Cette situation, ajoutent les éditeurs marocains, intervient au moment où le gouvernement fait-fi des géants mondiaux, «Google» et «Facebook» ayant été contraints, par plusieurs pays, de présenter des contributions estimées à des milliards aux fonds réservés au soutien de leur presse locale. Les éditeurs de journaux marocains rappellent à cet égard qu’ils attendaient une augmentation notable de la subvention publique à la presse dans le cadre du contrat-programme, estimée à 6,5 milliards de centimes, tandis que la France, à titre d’exemple, présente une subvention annuelle de 1500 milliards de centimes à la presse locale.

Fake news, le cheval de Troie

Dans un autre communiqué rendu public par le SNPM, les journalistes marocains expriment leur indignation devant la décision du gouvernement de présenter un projet de loi relatif au «Fake news» sans aucune concertation avec les professionnels et les institutions qui les représentent. Le SNPM exprime son étonnement face à ce comportement qui rompt avec l’esprit participatif et consensuel qui prévalait généralement dans l’élaboration des textes de lois relatifs au secteur de la presse. Le syndicat rappelle à cet égard que le code de la presse reste la seule référence en matière d’organisation de la profession et attire l’attention des pouvoirs sur le danger d’une telle démarche non seulement sur la profession et l’exercice du journalisme mais sur le cadre juridique général qui régit la presse au Maroc. Le syndicat rejette catégoriquement les arguments présentés par le gouvernement et s’appuie sur les expériences d’autres pays qui sont d’ailleurs encore dans la phase du débat et des consultations et refuse l’assimilation du travail des journalistes avec ce qui est publié sur les réseaux sociaux.

Dans ce même ordre d’idées, la FMEJ rappelle qu’après avoir adopté un projet de loi en vertu duquel une partie de l’Article 72 du Code de la presse a été transférée au Code pénal sans la consultation des professionnels, ce qui constitue une première depuis des décennies, il a été procédé également à l’annonce du début de l’élaboration d’un autre projet de loi pénalisant la diffusion de fausses nouvelles, communément appelées les fake-news, sachant que l’Article 72 transféré au Code pénal concerne principalement les fake-news.

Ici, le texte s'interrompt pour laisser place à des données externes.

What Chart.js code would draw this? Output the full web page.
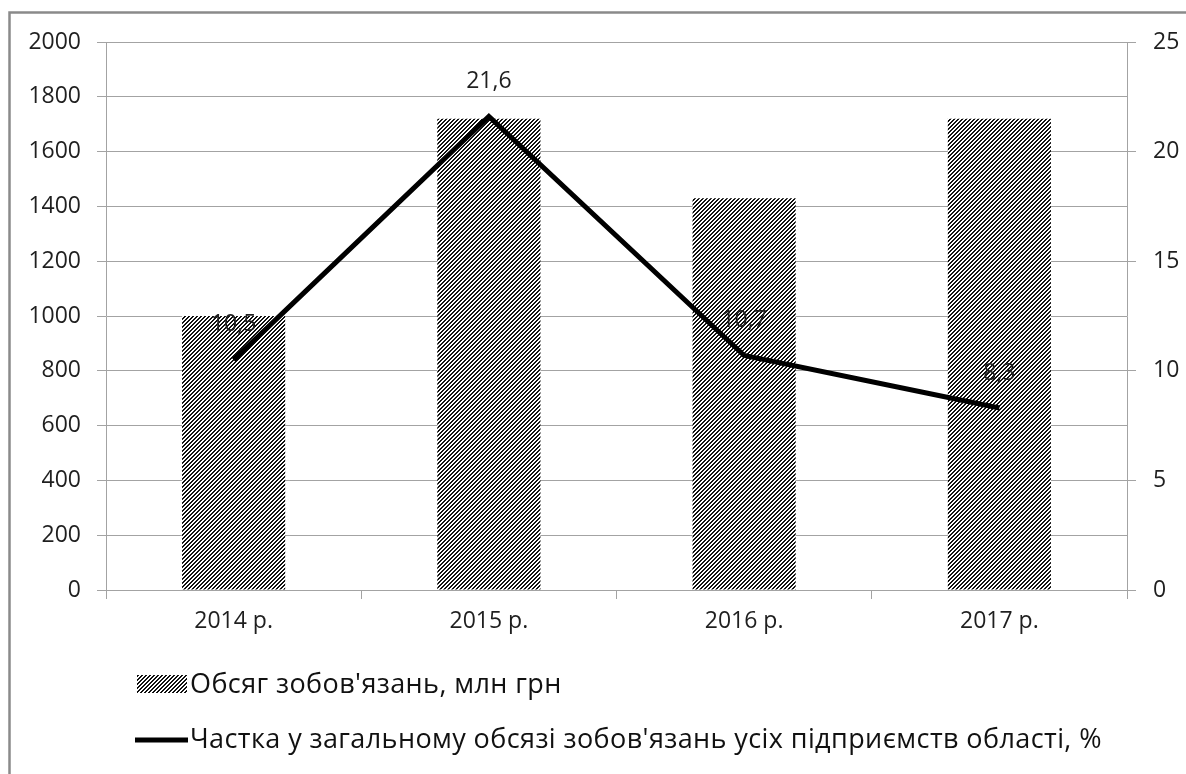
<!DOCTYPE html>
<html lang="uk">
<head>
<meta charset="utf-8">
<title>Обсяг зобов'язань</title>
<script src="https://cdn.jsdelivr.net/npm/chart.js@4.4.1/dist/chart.umd.min.js"></script>
<style>
  html, body { margin: 0; padding: 0; background: #fff; }
  #wrap { width: 1186px; height: 774px; }
</style>
</head>
<body>
<div id="wrap"><canvas id="chartZobov" width="1186" height="774"></canvas></div>
<script>
// дані з діаграми
const roky = ["2014 р.", "2015 р.", "2016 р.", "2017 р."];
const obsyag = [1000, 1720, 1430, 1720];       // млн грн, ліва вісь
const chastka = [10.5, 21.6, 10.7, 8.3];        // %, права вісь
const nazvaObsyag = "Обсяг зобов'язань, млн грн";
const nazvaChastka = "Частка у загальному обсязі зобов'язань усіх підприємств області, %";

const shryft = "'Open Sans'";
const sire = "#a3a3a3";
const tekst = "#1f1f1f";

// штрихування для стовпців (чіткі пікселі, смуги "/")
function makeHatch() {
  const c = document.createElement("canvas");
  c.width = 4; c.height = 4;
  const g = c.getContext("2d");
  g.fillStyle = "#fff";
  g.fillRect(0, 0, 4, 4);
  g.fillStyle = "#111";
  for (let y = 0; y < 4; y++) {
    for (let x = 0; x < 4; x++) {
      if ((x + y) % 4 < 2) g.fillRect(x, y, 1, 1);
    }
  }
  return g.createPattern(c, "repeat");
}

// рамка навколо діаграми
const ramka = {
  id: "ramka",
  beforeDraw(chart) {
    const ctx = chart.ctx;
    ctx.save();
    ctx.fillStyle = "#fff";
    ctx.fillRect(0, 0, chart.width, chart.height);
    ctx.strokeStyle = "#8a8a8a";
    ctx.lineWidth = 2.5;
    ctx.strokeRect(9.5, 12.5, chart.width + 20, chart.height + 20);
    ctx.restore();
  }
};

// підписи значень над лінією
const podpysy = {
  id: "podpysy",
  afterDatasetsDraw(chart) {
    const ctx = chart.ctx;
    const meta = chart.getDatasetMeta(1);
    ctx.save();
    ctx.font = "23px " + shryft;
    ctx.fillStyle = tekst;
    ctx.textAlign = "center";
    ctx.textBaseline = "middle";
    meta.data.forEach((pt, i) => {
      ctx.fillText(String(chastka[i]).replace(".", ","), pt.x, pt.y - 35);
    });
    ctx.restore();
  }
};

// легенда під діаграмою, у два рядки
const legenda = {
  id: "legenda",
  afterDraw(chart) {
    const ctx = chart.ctx;
    const ds = chart.data.datasets;
    ctx.save();
    ctx.fillStyle = ds[0].backgroundColor;
    ctx.fillRect(137, 675, 50, 18);
    ctx.strokeStyle = "#000";
    ctx.lineWidth = 5;
    ctx.beginPath();
    ctx.moveTo(135, 740);
    ctx.lineTo(188, 740);
    ctx.stroke();
    ctx.font = "27px " + shryft;
    ctx.letterSpacing = "0.4px";
    ctx.fillStyle = "#111";
    ctx.textAlign = "left";
    ctx.textBaseline = "middle";
    ctx.fillText(ds[0].label, 190, 685);
    ctx.fillText(ds[1].label, 190, 740);
    ctx.restore();
  }
};

function initChart() {
  const ctx = document.getElementById("chartZobov").getContext("2d");
  const tickFont = { family: shryft, size: 23 };
  new Chart(ctx, {
    type: "bar",
    data: {
      labels: roky,
      datasets: [{
        label: nazvaObsyag,
        data: obsyag,
        backgroundColor: makeHatch(),
        borderWidth: 0,
        barPercentage: 0.404,
        categoryPercentage: 1,
        yAxisID: "y",
        order: 2
      }, {
        type: "line",
        label: nazvaChastka,
        data: chastka,
        borderColor: "#000",
        borderWidth: 5,
        pointRadius: 0,
        tension: 0,
        yAxisID: "y1",
        order: 1
      }]
    },
    options: {
      responsive: false,
      animation: false,
      devicePixelRatio: 1,
      layout: { padding: { top: 42, left: 0, right: 0, bottom: 0 } },
      plugins: { legend: { display: false }, tooltip: { enabled: false } },
      scales: {
        x: {
          offset: true,
          grid: { offset: true, drawOnChartArea: false, tickLength: 9, color: sire },
          border: { color: sire },
          ticks: { font: tickFont, color: tekst, padding: 9 },
          afterFit(s) { s.height = 184; }
        },
        y: {
          position: "left",
          min: 0, max: 2000,
          ticks: { stepSize: 200, font: tickFont, color: tekst, padding: 16, callback: v => String(v) },
          grid: { color: sire, tickLength: 9 },
          border: { color: sire },
          afterFit(s) { s.width = 106; }
        },
        y1: {
          position: "right",
          min: 0, max: 25,
          ticks: { stepSize: 5, font: tickFont, color: tekst, padding: 17, callback: v => String(v) },
          grid: { drawOnChartArea: false, color: sire, tickLength: 9 },
          border: { color: sire },
          afterFit(s) { s.width = 59; }
        }
      }
    },
    plugins: [ramka, podpysy, legenda]
  });
}

window.onload = () => {
  initChart();
};
</script>
</body>
</html>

Alors que la FMEJ contribue sérieusement et avec responsabilité au Comité de supervision des élections du Conseil national de la presse, une institution devant respecter les principes déontologiques du métier et au moment où les éditeurs adhèrent au chantier de préservation du métier et au combat visant la mise en place d’une presse nationale professionnelle pluraliste dans des conditions difficiles, le Bureau fédéral exprime son « étonnement face à ce processus de régressions».

Cette situation, poursuit-on, ne donne pas d’indices de «volonté sincère» pour maintenir un «véritable partenariat » avec les autorités publiques comme convenu en 2005 dans le cadre du contrat-programme et menace des milliers de postes d’emploi dans le secteur en raison de la «confusion» dans la gestion du dossier des médias au Maroc.

Ainsi, le Bureau exécutif de la FMEJ a décidé de consacrer une journée nationale à la presse nationale écrite et électronique, et se réserve «toutes les formes adéquates» pour défendre la continuité d’une « presse indépendante, libre et responsable, en mesure de promouvoir son rôle sociétal, et capable de supporter les charges de production du contenu et de préserver la dignité des journalistes et de l’ensemble du personnel du secteur », conclut le communiqué.

Dans ce contexte, la Fédération fait également état de la tergiversation dans le traitement d’une revendication pressante pour la création d’un fonds du développement de la lecture, pouvant être la seule voie pour la continuité de la presse au Maroc. Face à ce «danger menaçant» l’existence de la presse, un des piliers de la démocratie, les éditeurs «sont d’autant plus étonnés» du fait que le gouvernement continue d’initier des chantiers pour mettre en place davantage de «lois répressives relatives à la presse».